…Encourages FG to invest in power sector
BY CHRIS OCHAYI
ABUJA: The Chairman of Nigerian Electricity Regulation Commission, NERC, Dr. Sam Amadi, has said that the responsibility of protecting workers’ welfare does not end in spite of the peaceful and satisfactory settlement of labour dispute in the aftermath of privatisation exercise.
Amadi while speaking at the recent induction of new executives of the Enugu Chamber of Commerce, Industry, Mines and Agriculture, ECCIMA, held at the Nike Lake Resort, Enugu, said the Commission will ensure all stakeholders’ interests are fully protected.
According to him, “democracy regulation also requires the regulator to keep an eye on the protection of public value beyond profitability.

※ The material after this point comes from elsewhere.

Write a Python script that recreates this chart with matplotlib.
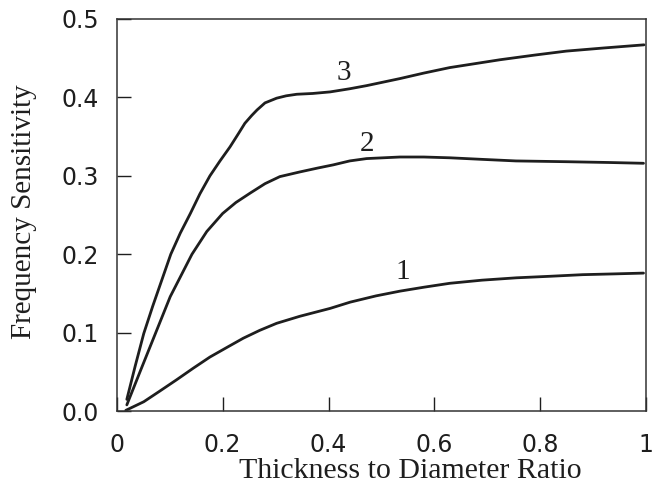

This goes especially to the protection of electricity workers welfare. “
He added that, “even after privatisation and peaceful and satisfactory settlement of labour disputes, the responsibility of protecting workers welfare does not end. It continues; and it is the obligation of the regulator to have all stakeholders’ interest protected.”
Amadi stressed further that, “the regulator should work hard to avoid being captured by business and therefore under emphasise the importance of workers. As always, the regulator should remember that a strong labour union is the best protectors of workers’ rights.
The NERC boss, who also harped on public investment accountability in the power sector, insisted that the government, in spite of the privatisation must continue to invest in the sector. He added, “even as the private sector has been drafted in to play the leading role in our power sector, the government must continue to invest in the value chain of electricity.”
Amadi continued, “It is utter foolishness for a country to rely only on the stimulus that the market offers for providing such fundamental public good as electricity. This is more so in a country with little capacity in electricity generation.
“Comparative evidence shows that even with all the institutional reform and incentives, IPPs may not come forth in desired quantity. The market may not provide sufficient stimuli to private investment as required. Or IPPs may find other business environments more attractive for investment.
“How so ever, I think it is not strategic to invest hope for adequacy of electricity supply on IPPs. No! Not with our ambitious project of wanting to be the 20th leading economy in the world by the end of this decade,” he said.
Amadi further said that, “in my view, government should continue to invest smartly, using different business models and when it is prudent, in all the value chains of electricity. It is passé to argue that government cannot run a power business.
“As long as private sector plays key roles and competition is fostered, government can continue to invest in generation through well considered public private partnership frameworks. These investments will not take the beaten of the past.
“This is now a regulated industry. The essence of regulation is that such investment will now follow due process. First, government agencies and department cannot arbitrarily invest billions of naira on any part of the network or in developing new capacity without the approval of the regulator.
“It is mandatory under the Electric Sector Power Reform Act to obtain a leave to construct before the public or private investor can invest in the network. The prudence check by the regulator is necessary because ultimately such investment will affect the regulatory asset base of the industry and would have to be recovered through some form of tariff.